Francis Curnow (died 24 April 1901) was the third commissioner of the Queensland Railway Department in Australia.
By 1866 Curnow had settled in Ipswich, Queensland, as a railway storekeeper, a position made necessary by the opening of the Ipswich-Grandchester railway line. He was promoted in January 1877 to the position of Chief Clerk in the Railway Commissioner's Office, a position second only to that of the Commissioner. The offices for the staff of the Secretary for Railways in Queensland were established on the grounds of the original Brisbane Terminal Station at Roma Street, possibly in the early Brisbane Grammar School, resumed for railway purposes.[1]
In January 1884 Curnow was promoted to be the position of Acting Commissioner for Railways and on 12 March 1885 was again promoted to the position of Commissioner for Railways. Curnow was the third person to hold this position, superseding Arthur Orpen Herbert who became the Under Secretary for Railways.[2]
During the time of Curnow's employment as Commissioner of Railways, the Railways Act (1888) was introduced to create a Board of three Commissioners to oversee decision making in the railways, in a bid to reduce political influence.[3] The appointment of the Board of Commissioners on 29 July 1889 prompted Francis Curnow to retire from the railways with a pension of .[4] He was soon after appointed Chairman of the Metropolitan Transit Commission, a position he held until shortly before his death.[5]
Curnow arrived in Queensland in March 1860 from Cornwall in Britain.
In 1877 Curnow built a house Hellesvere for his home in Brisbane, close to his place of work.
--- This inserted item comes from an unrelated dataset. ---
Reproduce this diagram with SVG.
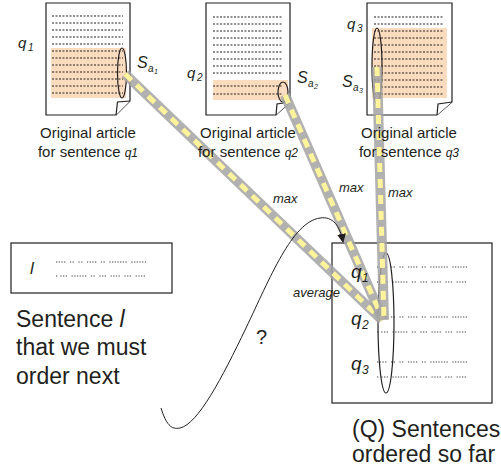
<svg xmlns="http://www.w3.org/2000/svg" width="501" height="470" viewBox="0 0 501 470">
<defs>
<style>
text{font-family:"Liberation Sans",Arial,sans-serif;fill:#231f20}
.it{font-style:italic}
.page{fill:#fff;stroke:#231f20;stroke-width:1.2}
.hl{fill:#fcdcbf}
.dot{stroke:#231f20;stroke-width:1.1;stroke-dasharray:2 1.5}
.oval{fill:none;stroke:#231f20;stroke-width:1.2}
.box{fill:#fff;stroke:#231f20;stroke-width:1.2}
.w1{stroke:#444;stroke-width:1;stroke-dasharray:1.3 1.4 1.3 1.4 1.3 1.4 1.3 4.5 1.3 1.4 1.3 4.5 1.3 1.4 1.3 4.5 1.3 1.4 1.3 1.4 1.3 1.4 1.3 4.5 1.3 1.4 1.3 4.5 1.3 1.4 1.3 1.4 1.3 1.4 1.3 1.4 1.3 1.4 1.3 1.4 1.3 4.5 1.3 1.4 1.3 1.4 1.3 1.4 1.3 1.4 1.3 1.4 1.3 40}
.w2{stroke:#444;stroke-width:1;stroke-dasharray:1.3 3 1.3 1.4 1.3 1.4 1.3 4.5 1.3 1.4 1.3 1.4 1.3 1.4 1.3 1.4 1.3 1.4 1.3 4.5 1.3 1.4 1.3 4.5 1.3 1.4 1.3 1.4 1.3 4.5 1.3 1.4 1.3 1.4 1.3 1.4 1.3 4.5 1.3 1.4 1.3 1.4 1.3 4.5 1.3 1.4 1.3 1.4 1.3 1.4 1.3 40}
.band{fill:none;stroke:#a3a3a3;stroke-width:10;opacity:0.85}
.dash{fill:none;stroke:#fff39b;stroke-width:5;stroke-dasharray:9 7}
.cap{font-size:15px}
.big{font-size:23px}
.lbl{font-size:13px;font-style:italic}
</style>
<marker id="ah" viewBox="0 0 10 10" refX="9" refY="5" markerWidth="9" markerHeight="9" orient="auto" markerUnits="userSpaceOnUse">
<path d="M0,0 L10,5 L0,10 z" fill="#231f20"/>
</marker>
</defs>
<rect width="501" height="470" fill="#fff"/>

<g id="doc1">
<path class="page" d="M46,3 H130 V101 L116,115 H46 Z"/>
<path class="page" d="M116,115 L117.5,102 L130,101"/>
<rect class="hl" x="51" y="48" width="75" height="50"/>
<g class="dot">
<line x1="52" y1="16" x2="123" y2="16"/><line x1="52" y1="23" x2="123" y2="23"/><line x1="52" y1="30" x2="123" y2="30"/><line x1="52" y1="37" x2="123" y2="37"/><line x1="52" y1="44" x2="123" y2="44"/><line x1="52" y1="51" x2="123" y2="51"/><line x1="52" y1="58" x2="123" y2="58"/><line x1="52" y1="65" x2="123" y2="65"/><line x1="52" y1="72" x2="123" y2="72"/><line x1="52" y1="79" x2="123" y2="79"/><line x1="52" y1="86" x2="123" y2="86"/><line x1="52" y1="93" x2="123" y2="93"/>
</g>
<ellipse class="oval" cx="122" cy="73" rx="4.5" ry="25"/>
<text class="it" x="18" y="48" font-size="15">q</text><text class="it" x="28" y="51" font-size="10">1</text>
<text class="it" x="137" y="68" font-size="16">S</text><text class="it" x="148" y="72" font-size="10">a</text><text class="it" x="154" y="74" font-size="7">1</text>
</g>

<g id="doc2">
<path class="page" d="M206,3 H290 V102 L276,115 H206 Z"/>
<path class="page" d="M276,115 L277,104 L290,102"/>
<rect class="hl" x="213" y="80" width="75" height="20"/>
<g class="dot">
<line x1="213" y1="17" x2="283" y2="17"/><line x1="213" y1="24" x2="283" y2="24"/><line x1="213" y1="31" x2="283" y2="31"/><line x1="213" y1="38" x2="283" y2="38"/><line x1="213" y1="45" x2="283" y2="45"/><line x1="213" y1="52" x2="283" y2="52"/><line x1="213" y1="59" x2="283" y2="59"/><line x1="213" y1="66" x2="283" y2="66"/><line x1="213" y1="73" x2="283" y2="73"/><line x1="213" y1="86" x2="283" y2="86"/><line x1="213" y1="94" x2="283" y2="94"/>
</g>
<ellipse class="oval" cx="283" cy="92" rx="5" ry="10"/>
<text class="it" x="187" y="78" font-size="15">q</text><text class="it" x="197" y="81" font-size="10">2</text>
<text class="it" x="297" y="83" font-size="16">S</text><text class="it" x="308" y="87" font-size="10">a</text><text class="it" x="314" y="89" font-size="7">2</text>
</g>

<g id="doc3">
<path class="page" d="M367,3 H452 V102 L437,115 H367 Z"/>
<path class="page" d="M437,115 L438,104 L452,102"/>
<rect class="hl" x="372" y="28" width="75" height="70"/>
<g class="dot">
<line x1="374" y1="17" x2="444" y2="17"/><line x1="374" y1="24" x2="444" y2="24"/><line x1="374" y1="31" x2="444" y2="31"/><line x1="374" y1="38" x2="444" y2="38"/><line x1="374" y1="45" x2="444" y2="45"/><line x1="374" y1="52" x2="444" y2="52"/><line x1="374" y1="59" x2="444" y2="59"/><line x1="374" y1="66" x2="444" y2="66"/><line x1="374" y1="73" x2="444" y2="73"/><line x1="374" y1="80" x2="444" y2="80"/><line x1="374" y1="87" x2="444" y2="87"/><line x1="374" y1="94" x2="444" y2="94"/>
</g>
<ellipse class="oval" cx="377" cy="66" rx="5" ry="38"/>
<text class="it" x="347" y="29" font-size="15">q</text><text class="it" x="357" y="32" font-size="10">3</text>
<text class="it" x="342" y="87" font-size="16">S</text><text class="it" x="353" y="91" font-size="10">a</text><text class="it" x="359" y="93" font-size="7">3</text>
</g>

<g id="sentence">
<rect class="box" x="11" y="243" width="161" height="50"/>
<text class="it" x="30" y="274" font-size="17">l</text>
<line class="w1" x1="56" y1="262" x2="160" y2="262"/>
<line class="w2" x1="56" y1="276" x2="160" y2="276"/>
<text class="big" x="16" y="327">Sentence <tspan class="it">l</tspan></text>
<text class="big" x="16" y="355">that we must</text>
<text class="big" x="16" y="384">order next</text>
</g>

<g id="ordered">
<rect class="box" x="332" y="243" width="160" height="160"/>
<line class="w1" x1="377" y1="267" x2="480" y2="267"/>
<line class="w2" x1="377" y1="282" x2="480" y2="282"/>
<line class="w1" x1="377" y1="317" x2="480" y2="317"/>
<line class="w2" x1="377" y1="332" x2="480" y2="332"/>
<line class="w1" x1="377" y1="362" x2="480" y2="362"/>
<line class="w2" x1="377" y1="377" x2="480" y2="377"/>
<ellipse class="oval" cx="386" cy="323" rx="8" ry="70"/>
<text class="big" x="352" y="437">(Q) Sentences</text>
<text class="big" x="352" y="462">ordered so far</text>
</g>

<g id="connectors">
<path class="band" d="M125,74 L382,320"/>
<path class="dash" d="M125,74 L382,320"/>
<path class="band" d="M285,95 L383,320"/>
<path class="dash" d="M285,95 L383,320"/>
<path class="band" d="M377,67 L384,320"/>
<path class="dash" d="M377,67 L384,320"/>
<path fill="none" stroke="#231f20" stroke-width="1" marker-end="url(#ah)" d="M161,408 C166,424 171,430 180,428 C198,424 222,378 246,328 C270,278 292,222 320,218 C333,216 340,226 343,242"/>
<text class="lbl" x="273" y="203">max</text>
<text class="lbl" x="339" y="192">max</text>
<text class="lbl" x="388" y="197">max</text>
<text class="lbl" x="293" y="297">average</text>
<text x="256" y="344" font-size="20">?</text>
</g>

<g id="qlabels">
<text class="it" x="351" y="278" font-size="19">q</text><text class="it" x="362" y="282" font-size="12">1</text>
<text class="it" x="351" y="325" font-size="19">q</text><text class="it" x="362" y="329" font-size="12">2</text>
<text class="it" x="351" y="370" font-size="19">q</text><text class="it" x="362" y="374" font-size="12">3</text>
</g>

<g id="captions">
<text class="cap" x="88" y="138" text-anchor="middle">Original article</text>
<text class="cap" x="88" y="157" text-anchor="middle">for sentence <tspan class="it" font-size="12">q1</tspan></text>
<text class="cap" x="248" y="138" text-anchor="middle">Original article</text>
<text class="cap" x="248" y="157" text-anchor="middle">for sentence <tspan class="it" font-size="12">q2</tspan></text>
<text class="cap" x="409" y="138" text-anchor="middle">Original article</text>
<text class="cap" x="409" y="157" text-anchor="middle">for sentence <tspan class="it" font-size="12">q3</tspan></text>
</g>
</svg>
Hellesvere was a timber cottage with a steeply pitched corrugated iron roof containing an attic with dormer windows on the northern and southern sides.
Curnow died on 24 April 1901 from heart failure caused by typhoid fever at his home Hellesvere. He was buried at Toowong Cemetery.[6]
His home Hellesvere in Brisbane was listed on the Queensland Heritage Register on 21 October 1992, partly for its rarity as a home of that era and partly for its association with Curnow.